• _DATA BLOCK_:

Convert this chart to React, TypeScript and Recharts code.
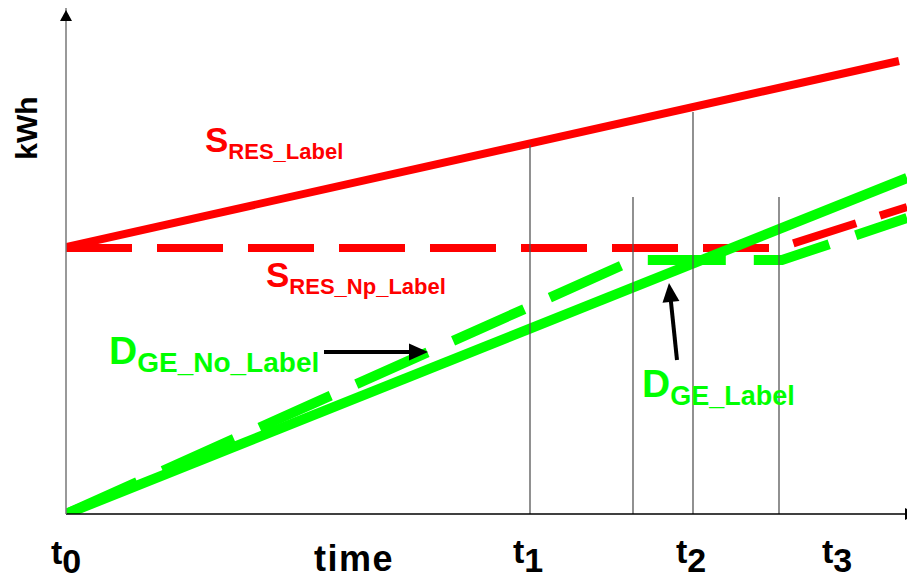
import React from 'react';
import { LineChart, Line, XAxis, YAxis, ReferenceLine, ReferenceDot } from 'recharts';

// ---- data (time units / kWh units) ----
const tickValues = [0, 288, 462, 625, 771];
const tickMain = ['t', 'time', 't', 't', 't'];
const tickSub = ['0', '', '1', '2', '3'];

const sRes = [{ t: 0, e: 267 }, { t: 833, e: 453 }];
const sResNp = [{ t: 0, e: 266 }, { t: 713, e: 266 }, { t: 841, e: 307 }];
const dGe = [{ t: 0, e: 0 }, { t: 841, e: 336 }];
const dGeNo = [{ t: 0, e: 0 }, { t: 568, e: 254 }, { t: 716, e: 254 }, { t: 841, e: 296 }];

const markerTimes = [464, 567, 627, 713];
const markerTops = [369, 317, 402, 317];

// ---- styling ----
const FONT = 'Liberation Sans, Arial, Helvetica, sans-serif';
const RED = '#FF0000';
const GREEN = '#00FF00';
const tickBaseline = [50, 57, 49, 49, 49];

const TimeTick = (props: any) => {
  const { x, y, payload } = props;
  const i = tickValues.indexOf(payload.value);
  if (i < 0) return null;
  const isTime = tickMain[i] === 'time';
  return (
    <text
      x={x}
      y={y + tickBaseline[i]}
      textAnchor="middle"
      fontFamily={FONT}
      fontWeight="bold"
      fontSize={isTime ? 36 : 34}
      fill="#000"
      letterSpacing={isTime ? 1.5 : 0}
    >
      <tspan>{tickMain[i]}</tspan>
      {tickSub[i] ? <tspan dy={9}>{tickSub[i]}</tspan> : null}
    </text>
  );
};

const makeSubLabel = (main: string, sub: string, color: string, mainSize: number, subSize: number, dy: number) =>
  (p: any) => (
    <text x={p.cx} y={p.cy} fill={color} fontFamily={FONT} fontWeight="bold">
      <tspan fontSize={mainSize}>{main}</tspan>
      <tspan fontSize={subSize} dy={dy}>{sub}</tspan>
    </text>
  );

const ArrowShape = (p: any) => {
  const { x1, y1, x2, y2 } = p;
  if ([x1, y1, x2, y2].some((v) => v == null || isNaN(v))) return null;
  const dx = x2 - x1;
  const dy = y2 - y1;
  const len = Math.sqrt(dx * dx + dy * dy) || 1;
  const ux = dx / len;
  const uy = dy / len;
  const L = 19;
  const W = 8.5;
  const bx = x2 - ux * L;
  const by = y2 - uy * L;
  const px = -uy;
  const py = ux;
  return (
    <g>
      <line x1={x1} y1={y1} x2={bx + ux * 2} y2={by + uy * 2} stroke="#000" strokeWidth={4} />
      <polygon points={`${x2},${y2} ${bx + px * W},${by + py * W} ${bx - px * W},${by - py * W}`} fill="#000" />
    </g>
  );
};

const UpArrowHead = (p: any) => (
  <polygon points={`${p.cx},${p.cy} ${p.cx - 6},${p.cy + 11} ${p.cx + 6},${p.cy + 11}`} fill="#000" />
);
const RightArrowHead = (p: any) => (
  <polygon points={`${p.cx + 10},${p.cy} ${p.cx - 2},${p.cy - 6} ${p.cx - 2},${p.cy + 6}`} fill="#000" />
);
const KwhLabel = (p: any) => (
  <text
    x={p.cx - 29}
    y={p.cy}
    transform={`rotate(-90, ${p.cx - 29}, ${p.cy})`}
    textAnchor="middle"
    fontFamily={FONT}
    fontWeight="bold"
    fontSize={30}
    fill="#000"
  >
    kWh
  </text>
);

export default function App() {
  return (
    <div style={{ position: 'absolute', left: 0, top: 0, width: 907, height: 580, background: '#fff' }}>
      <LineChart width={907} height={580} margin={{ top: 8, right: 0, bottom: 0, left: 0 }}>
        <XAxis
          type="number"
          dataKey="t"
          domain={[0, 841]}
          ticks={tickValues}
          interval={0}
          height={66}
          tickSize={0}
          tickMargin={0}
          tickLine={false}
          axisLine={{ stroke: '#000', strokeWidth: 1.5 }}
          tick={<TimeTick />}
          allowDataOverflow
        />
        <YAxis
          type="number"
          dataKey="e"
          domain={[0, 506]}
          width={66}
          tick={false}
          tickLine={false}
          axisLine={{ stroke: '#777', strokeWidth: 1.5 }}
          allowDataOverflow
        />
        <Line data={sRes} dataKey="e" type="linear" stroke={RED} strokeWidth={8} dot={false} activeDot={false} isAnimationActive={false} />
        <Line data={sResNp} dataKey="e" type="linear" stroke={RED} strokeWidth={8} strokeDasharray="66 25" dot={false} activeDot={false} isAnimationActive={false} />
        <Line data={dGeNo} dataKey="e" type="linear" stroke={GREEN} strokeWidth={10} strokeDasharray="78 28" dot={false} activeDot={false} isAnimationActive={false} />
        <Line data={dGe} dataKey="e" type="linear" stroke={GREEN} strokeWidth={10} dot={false} activeDot={false} isAnimationActive={false} />
        {markerTimes.map((m, i) => (
          <ReferenceLine
            key={'m' + i}
            segment={[{ x: m, y: 0 }, { x: m, y: markerTops[i] }]}
            stroke="#555"
            strokeWidth={1.3}
          />
        ))}
        <ReferenceLine segment={[{ x: 258, y: 162 }, { x: 362, y: 162 }]} shape={ArrowShape} />
        <ReferenceLine segment={[{ x: 611, y: 154 }, { x: 603, y: 231 }]} shape={ArrowShape} />
        <ReferenceDot x={0} y={504} r={0} shape={UpArrowHead} ifOverflow="visible" />
        <ReferenceDot x={841} y={0} r={0} shape={RightArrowHead} ifOverflow="visible" />
        <ReferenceDot x={0} y={386} r={0} shape={KwhLabel} ifOverflow="visible" />
        <ReferenceDot x={139} y={362} r={0} shape={makeSubLabel('S', 'RES_Label', RED, 35, 22, 7)} ifOverflow="visible" />
        <ReferenceDot x={200} y={227} r={0} shape={makeSubLabel('S', 'RES_Np_Label', RED, 35, 22, 7)} ifOverflow="visible" />
        <ReferenceDot x={43} y={150} r={0} shape={makeSubLabel('D', 'GE_No_Label', GREEN, 39, 28, 8)} ifOverflow="visible" />
        <ReferenceDot x={576} y={117} r={0} shape={makeSubLabel('D', 'GE_Label', GREEN, 39, 27, 8)} ifOverflow="visible" />
      </LineChart>
    </div>
  );
}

• _AIM_:
Print each line of the material above exactly, with the pictures removed from your copy.

• _SOLUTION FOR THIS TASK_:
Convert this chart to React, TypeScript and Recharts code.
import React from 'react';
import { LineChart, Line, XAxis, YAxis, ReferenceLine, ReferenceDot } from 'recharts';

// ---- data (time units / kWh units) ----
const tickValues = [0, 288, 462, 625, 771];
const tickMain = ['t', 'time', 't', 't', 't'];
const tickSub = ['0', '', '1', '2', '3'];

const sRes = [{ t: 0, e: 267 }, { t: 833, e: 453 }];
const sResNp = [{ t: 0, e: 266 }, { t: 713, e: 266 }, { t: 841, e: 307 }];
const dGe = [{ t: 0, e: 0 }, { t: 841, e: 336 }];
const dGeNo = [{ t: 0, e: 0 }, { t: 568, e: 254 }, { t: 716, e: 254 }, { t: 841, e: 296 }];

const markerTimes = [464, 567, 627, 713];
const markerTops = [369, 317, 402, 317];

// ---- styling ----
const FONT = 'Liberation Sans, Arial, Helvetica, sans-serif';
const RED = '#FF0000';
const GREEN = '#00FF00';
const tickBaseline = [50, 57, 49, 49, 49];

const TimeTick = (props: any) => {
  const { x, y, payload } = props;
  const i = tickValues.indexOf(payload.value);
  if (i < 0) return null;
  const isTime = tickMain[i] === 'time';
  return (
    <text
      x={x}
      y={y + tickBaseline[i]}
      textAnchor="middle"
      fontFamily={FONT}
      fontWeight="bold"
      fontSize={isTime ? 36 : 34}
      fill="#000"
      letterSpacing={isTime ? 1.5 : 0}
    >
      <tspan>{tickMain[i]}</tspan>
      {tickSub[i] ? <tspan dy={9}>{tickSub[i]}</tspan> : null}
    </text>
  );
};

const makeSubLabel = (main: string, sub: string, color: string, mainSize: number, subSize: number, dy: number) =>
  (p: any) => (
    <text x={p.cx} y={p.cy} fill={color} fontFamily={FONT} fontWeight="bold">
      <tspan fontSize={mainSize}>{main}</tspan>
      <tspan fontSize={subSize} dy={dy}>{sub}</tspan>
    </text>
  );

const ArrowShape = (p: any) => {
  const { x1, y1, x2, y2 } = p;
  if ([x1, y1, x2, y2].some((v) => v == null || isNaN(v))) return null;
  const dx = x2 - x1;
  const dy = y2 - y1;
  const len = Math.sqrt(dx * dx + dy * dy) || 1;
  const ux = dx / len;
  const uy = dy / len;
  const L = 19;
  const W = 8.5;
  const bx = x2 - ux * L;
  const by = y2 - uy * L;
  const px = -uy;
  const py = ux;
  return (
    <g>
      <line x1={x1} y1={y1} x2={bx + ux * 2} y2={by + uy * 2} stroke="#000" strokeWidth={4} />
      <polygon points={`${x2},${y2} ${bx + px * W},${by + py * W} ${bx - px * W},${by - py * W}`} fill="#000" />
    </g>
  );
};

const UpArrowHead = (p: any) => (
  <polygon points={`${p.cx},${p.cy} ${p.cx - 6},${p.cy + 11} ${p.cx + 6},${p.cy + 11}`} fill="#000" />
);
const RightArrowHead = (p: any) => (
  <polygon points={`${p.cx + 10},${p.cy} ${p.cx - 2},${p.cy - 6} ${p.cx - 2},${p.cy + 6}`} fill="#000" />
);
const KwhLabel = (p: any) => (
  <text
    x={p.cx - 29}
    y={p.cy}
    transform={`rotate(-90, ${p.cx - 29}, ${p.cy})`}
    textAnchor="middle"
    fontFamily={FONT}
    fontWeight="bold"
    fontSize={30}
    fill="#000"
  >
    kWh
  </text>
);

export default function App() {
  return (
    <div style={{ position: 'absolute', left: 0, top: 0, width: 907, height: 580, background: '#fff' }}>
      <LineChart width={907} height={580} margin={{ top: 8, right: 0, bottom: 0, left: 0 }}>
        <XAxis
          type="number"
          dataKey="t"
          domain={[0, 841]}
          ticks={tickValues}
          interval={0}
          height={66}
          tickSize={0}
          tickMargin={0}
          tickLine={false}
          axisLine={{ stroke: '#000', strokeWidth: 1.5 }}
          tick={<TimeTick />}
          allowDataOverflow
        />
        <YAxis
          type="number"
          dataKey="e"
          domain={[0, 506]}
          width={66}
          tick={false}
          tickLine={false}
          axisLine={{ stroke: '#777', strokeWidth: 1.5 }}
          allowDataOverflow
        />
        <Line data={sRes} dataKey="e" type="linear" stroke={RED} strokeWidth={8} dot={false} activeDot={false} isAnimationActive={false} />
        <Line data={sResNp} dataKey="e" type="linear" stroke={RED} strokeWidth={8} strokeDasharray="66 25" dot={false} activeDot={false} isAnimationActive={false} />
        <Line data={dGeNo} dataKey="e" type="linear" stroke={GREEN} strokeWidth={10} strokeDasharray="78 28" dot={false} activeDot={false} isAnimationActive={false} />
        <Line data={dGe} dataKey="e" type="linear" stroke={GREEN} strokeWidth={10} dot={false} activeDot={false} isAnimationActive={false} />
        {markerTimes.map((m, i) => (
          <ReferenceLine
            key={'m' + i}
            segment={[{ x: m, y: 0 }, { x: m, y: markerTops[i] }]}
            stroke="#555"
            strokeWidth={1.3}
          />
        ))}
        <ReferenceLine segment={[{ x: 258, y: 162 }, { x: 362, y: 162 }]} shape={ArrowShape} />
        <ReferenceLine segment={[{ x: 611, y: 154 }, { x: 603, y: 231 }]} shape={ArrowShape} />
        <ReferenceDot x={0} y={504} r={0} shape={UpArrowHead} ifOverflow="visible" />
        <ReferenceDot x={841} y={0} r={0} shape={RightArrowHead} ifOverflow="visible" />
        <ReferenceDot x={0} y={386} r={0} shape={KwhLabel} ifOverflow="visible" />
        <ReferenceDot x={139} y={362} r={0} shape={makeSubLabel('S', 'RES_Label', RED, 35, 22, 7)} ifOverflow="visible" />
        <ReferenceDot x={200} y={227} r={0} shape={makeSubLabel('S', 'RES_Np_Label', RED, 35, 22, 7)} ifOverflow="visible" />
        <ReferenceDot x={43} y={150} r={0} shape={makeSubLabel('D', 'GE_No_Label', GREEN, 39, 28, 8)} ifOverflow="visible" />
        <ReferenceDot x={576} y={117} r={0} shape={makeSubLabel('D', 'GE_Label', GREEN, 39, 27, 8)} ifOverflow="visible" />
      </LineChart>
    </div>
  );
}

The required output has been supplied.